Start of THE INPUT

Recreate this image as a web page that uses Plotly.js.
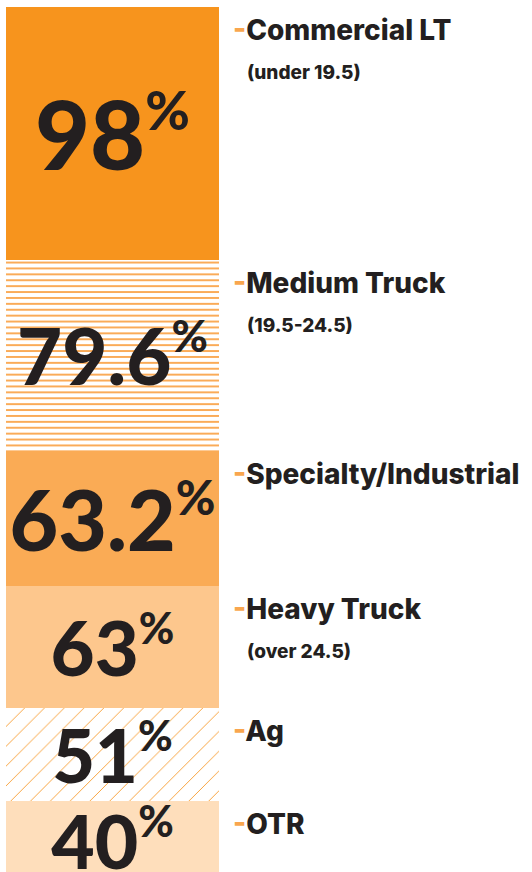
<!DOCTYPE html>
<html>
<head>
<meta charset="utf-8">
<script src="https://cdn.plot.ly/plotly-3.0.1.min.js"></script>
<style>
  html, body { margin: 0; padding: 0; background: #ffffff; }
  #chart { width: 532px; height: 872px; }
</style>
</head>
<body>
<div id="chart"></div>
<script>
// ---- data ----
var categories  = ['Commercial LT', 'Medium Truck', 'Specialty/Industrial', 'Heavy Truck', 'Ag', 'OTR'];
var subLabels   = ['(under 19.5)', '(19.5-24.5)', '', '(over 24.5)', '', ''];
var values      = [98, 79.6, 63.2, 63, 51, 40];
var bandHeights = [252.5, 191, 135, 122, 93, 78];

// ---- styles ----
var fills     = ['#F7941D', '#FFFFFF', '#FAAB55', '#FDC78D', '#FFFFFF', '#FEDEBB'];
var patterns  = [
  null,
  {shape: '-', fgcolor: '#FAAB58', bgcolor: '#FFFFFF', size: 5.9, solidity: 0.33, fillmode: 'replace'},
  null, null,
  {shape: '/', fgcolor: '#F7941D', bgcolor: '#FFFFFF', size: 14, solidity: 0.06, fillmode: 'replace'},
  null
];
var textSizes = [95, 78, 84, 76, 74, 75];
var dark = '#231F20';
var dashColor = '#F9A64E';

var traces = categories.map(function (c, i) {
  var marker = {color: fills[i], line: {width: 0}};
  if (patterns[i]) marker.pattern = patterns[i];
  var pct = Math.round(textSizes[i] * 0.57);
  return {
    type: 'bar',
    name: c,
    x: [0],
    y: [bandHeights[i]],
    width: [1],
    marker: marker,
    text: [values[i] + '<sup><span style="font-size:' + pct + 'px">%</span></sup>'],
    textposition: 'inside',
    insidetextanchor: 'middle',
    constraintext: 'none',
    textangle: 0,
    textfont: {family: 'Lato, sans-serif', size: textSizes[i], color: dark, weight: 900},
    hoverinfo: 'skip',
    showlegend: false
  };
});

var annotations = [];
var start = 0;
categories.forEach(function (c, i) {
  annotations.push({
    xref: 'paper', yref: 'y',
    x: 231 / 532, y: start,
    xanchor: 'left', yanchor: 'top',
    yshift: -4,
    showarrow: false,
    align: 'left',
    text: '<span style="color:' + dashColor + '">-</span>' + c,
    font: {family: 'Inter, Lato, sans-serif', size: 28, color: dark, weight: 800}
  });
  if (subLabels[i]) {
    annotations.push({
      xref: 'paper', yref: 'y',
      x: 245 / 532, y: start,
      xanchor: 'left', yanchor: 'top',
      yshift: -52,
      showarrow: false,
      align: 'left',
      text: subLabels[i],
      font: {family: 'Inter, Lato, sans-serif', size: 19, color: dark, weight: 800}
    });
  }
  start += bandHeights[i];
});

var layout = {
  width: 532, height: 872,
  margin: {l: 0, r: 0, t: 0, b: 0, pad: 0},
  paper_bgcolor: '#FFFFFF', plot_bgcolor: '#FFFFFF',
  barmode: 'stack',
  bargap: 0,
  xaxis: {range: [-0.528, 1.97], visible: false, fixedrange: true},
  yaxis: {range: [865, -7], visible: false, fixedrange: true},
  annotations: annotations,
  showlegend: false
};

Plotly.newPlot('chart', traces, layout, {displayModeBar: false, staticPlot: true});
</script>
</body>
</html>
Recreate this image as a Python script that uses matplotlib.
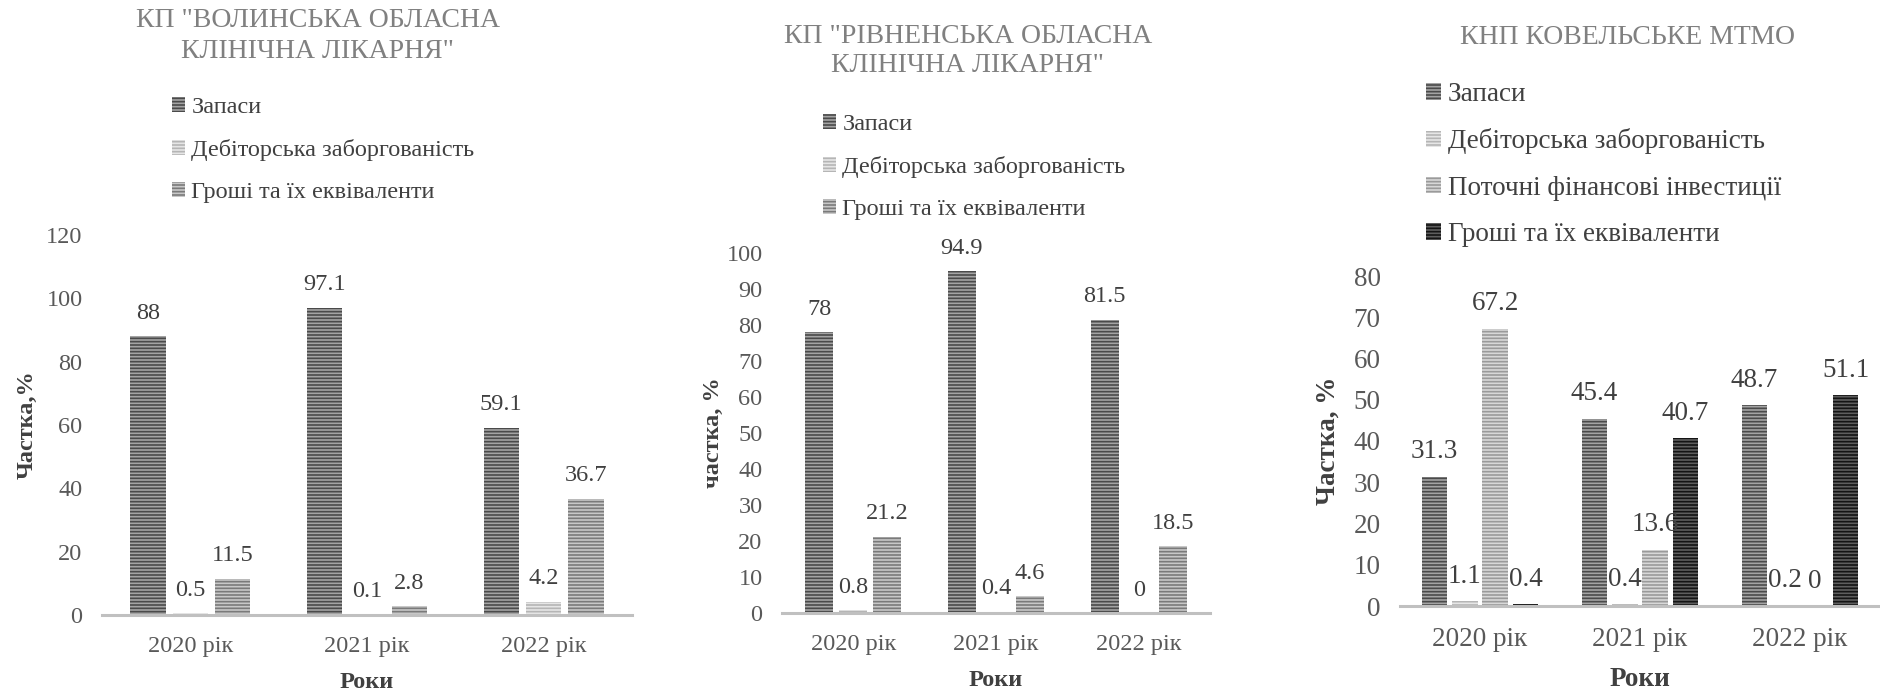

End of THE INPUT

* DIRECTIONS *
Retype the listing exactly. Pictures do not belong in the copy.

* COMPLETE OUTPUT *
Recreate this image as a web page that uses Plotly.js.
<!DOCTYPE html>
<html>
<head>
<meta charset="utf-8">
<script src="https://cdn.plot.ly/plotly-3.0.1.min.js"></script>
<style>
  html, body { margin: 0; padding: 0; background: #ffffff; }
  #chart { width: 532px; height: 872px; }
</style>
</head>
<body>
<div id="chart"></div>
<script>
// ---- data ----
var categories  = ['Commercial LT', 'Medium Truck', 'Specialty/Industrial', 'Heavy Truck', 'Ag', 'OTR'];
var subLabels   = ['(under 19.5)', '(19.5-24.5)', '', '(over 24.5)', '', ''];
var values      = [98, 79.6, 63.2, 63, 51, 40];
var bandHeights = [252.5, 191, 135, 122, 93, 78];

// ---- styles ----
var fills     = ['#F7941D', '#FFFFFF', '#FAAB55', '#FDC78D', '#FFFFFF', '#FEDEBB'];
var patterns  = [
  null,
  {shape: '-', fgcolor: '#FAAB58', bgcolor: '#FFFFFF', size: 5.9, solidity: 0.33, fillmode: 'replace'},
  null, null,
  {shape: '/', fgcolor: '#F7941D', bgcolor: '#FFFFFF', size: 14, solidity: 0.06, fillmode: 'replace'},
  null
];
var textSizes = [95, 78, 84, 76, 74, 75];
var dark = '#231F20';
var dashColor = '#F9A64E';

var traces = categories.map(function (c, i) {
  var marker = {color: fills[i], line: {width: 0}};
  if (patterns[i]) marker.pattern = patterns[i];
  var pct = Math.round(textSizes[i] * 0.57);
  return {
    type: 'bar',
    name: c,
    x: [0],
    y: [bandHeights[i]],
    width: [1],
    marker: marker,
    text: [values[i] + '<sup><span style="font-size:' + pct + 'px">%</span></sup>'],
    textposition: 'inside',
    insidetextanchor: 'middle',
    constraintext: 'none',
    textangle: 0,
    textfont: {family: 'Lato, sans-serif', size: textSizes[i], color: dark, weight: 900},
    hoverinfo: 'skip',
    showlegend: false
  };
});

var annotations = [];
var start = 0;
categories.forEach(function (c, i) {
  annotations.push({
    xref: 'paper', yref: 'y',
    x: 231 / 532, y: start,
    xanchor: 'left', yanchor: 'top',
    yshift: -4,
    showarrow: false,
    align: 'left',
    text: '<span style="color:' + dashColor + '">-</span>' + c,
    font: {family: 'Inter, Lato, sans-serif', size: 28, color: dark, weight: 800}
  });
  if (subLabels[i]) {
    annotations.push({
      xref: 'paper', yref: 'y',
      x: 245 / 532, y: start,
      xanchor: 'left', yanchor: 'top',
      yshift: -52,
      showarrow: false,
      align: 'left',
      text: subLabels[i],
      font: {family: 'Inter, Lato, sans-serif', size: 19, color: dark, weight: 800}
    });
  }
  start += bandHeights[i];
});

var layout = {
  width: 532, height: 872,
  margin: {l: 0, r: 0, t: 0, b: 0, pad: 0},
  paper_bgcolor: '#FFFFFF', plot_bgcolor: '#FFFFFF',
  barmode: 'stack',
  bargap: 0,
  xaxis: {range: [-0.528, 1.97], visible: false, fixedrange: true},
  yaxis: {range: [865, -7], visible: false, fixedrange: true},
  annotations: annotations,
  showlegend: false
};

Plotly.newPlot('chart', traces, layout, {displayModeBar: false, staticPlot: true});
</script>
</body>
</html>
Recreate this image as a Python script that uses matplotlib.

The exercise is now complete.